Neste sentido, pode ajudar manter algumas das medidas (regras e limites) que deveriam ser cumpridas e adaptados à nova realidade. Medidas de higiene e limites quanto ao número de visitas nos hospitais. Veja-se como uma boa oportunidade de organizar boas práticas individuais e organizacionais, medidas de saúde publica e de civismo.

Por outro lado, reforço a importância de continuar a valorizar o profissional de saúde, esta atitude deve prevalecer em cada um de nós e na sociedade, no sentido do bom senso e serenidade nos cuidados.

É essencial nesta fase, passado dois meses que se olhe, que se reflita, que se pense, avalie e que nos preparemos para uma nova realidade.

Em psicologia acreditamos que não há erros, o único erro é a persistência do erro. E são estas fases, de perturbação que podem ser cruciais para sermos melhores, mais resilientes.

Cada um na sua função. Na minha, como psicóloga analisar estas novas variáveis comportamentais, que nos podem dar a possibilidade de solidificar aprendizagens.

Para mim estes últimos tempos foram de enorme crescimento pessoal e profissional, o que fiz, os contactos, as horas ao telefone, as parcerias e as emoções foram sentidas ao momento e agora precisam de ser integradas e ponderadas.

Por todo o exposto, desafio os profissionais de saúde e as administrações a refletirem na sua forma de estar individual e em equipa, repensarem o significado que dão ao seu trabalho; quais as prioridades, qual a forma de estar consigo e com o outro. 
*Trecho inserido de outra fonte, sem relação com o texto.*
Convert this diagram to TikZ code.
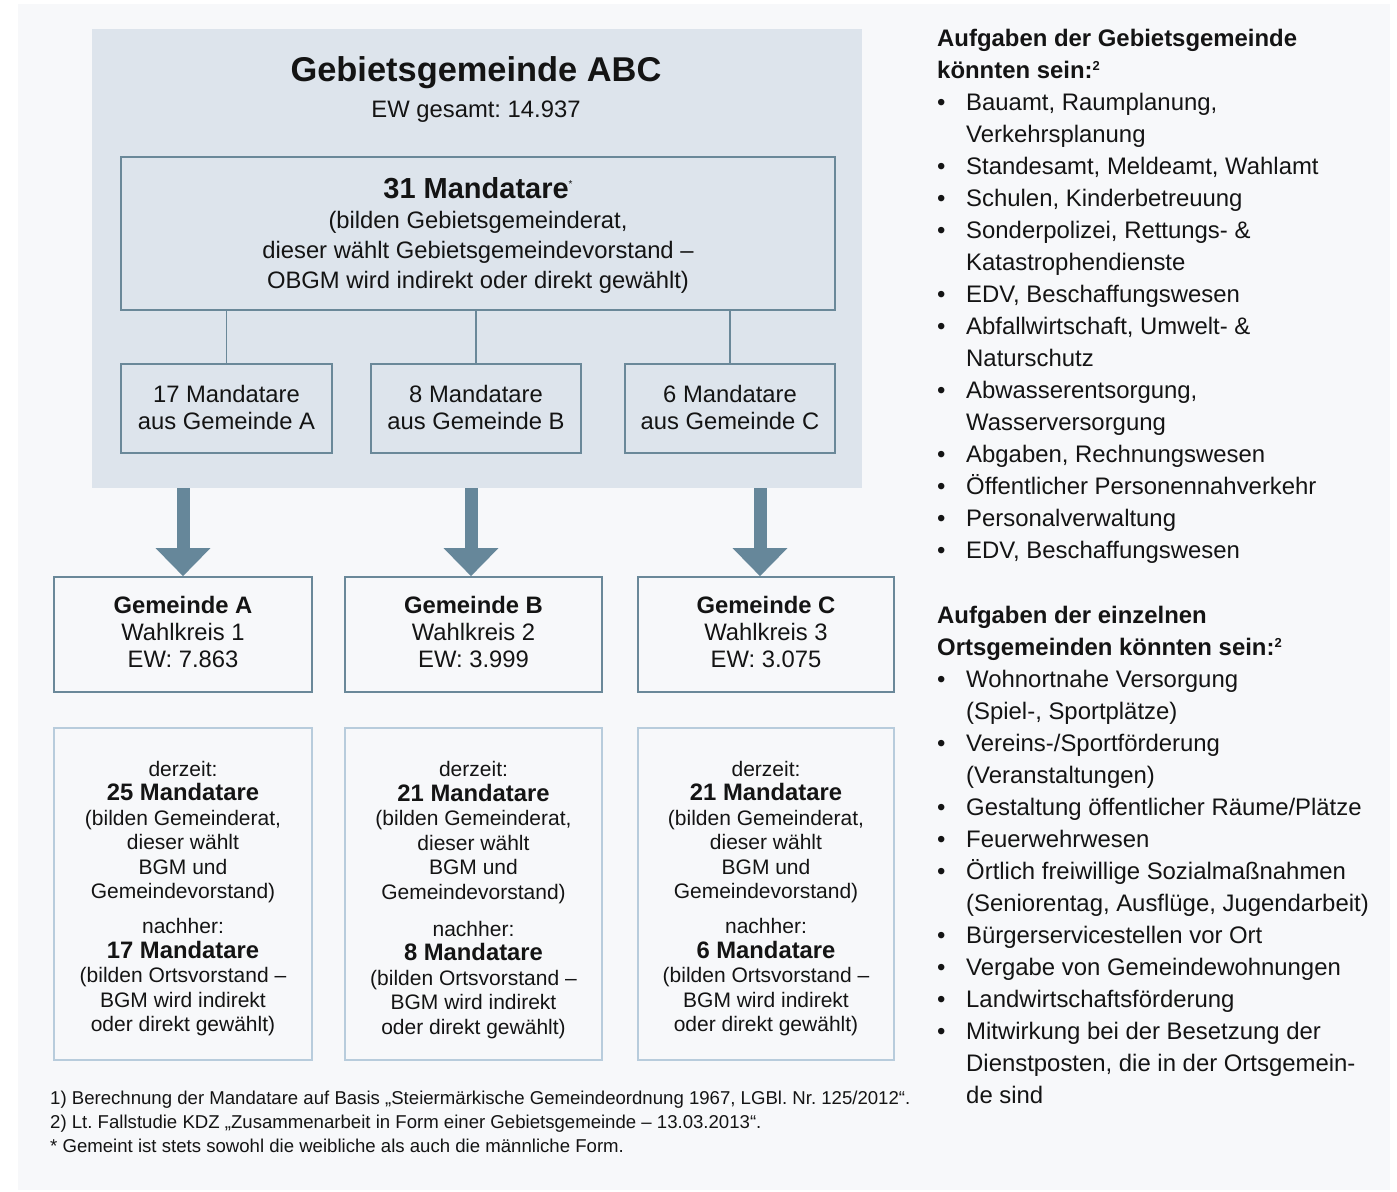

Como cada um desempenha a sua função, como colaboram, como manter a esperança, aprender a ser positivos, a sentirem-se motivados, a serem criativos, a ponderarem expectativas, a trabalhar níveis de confiança entre pares, de respeito, de aceitarem a vulnerabilidade que nos foi imposta e torná-la em algo construtivo.

Ou seja, uma mudança de atitude sólida para que o bem-estar nos cuidados de saúde se propague e contrua uma mentalidade nas sociedades capazes de confiar em quem cuida.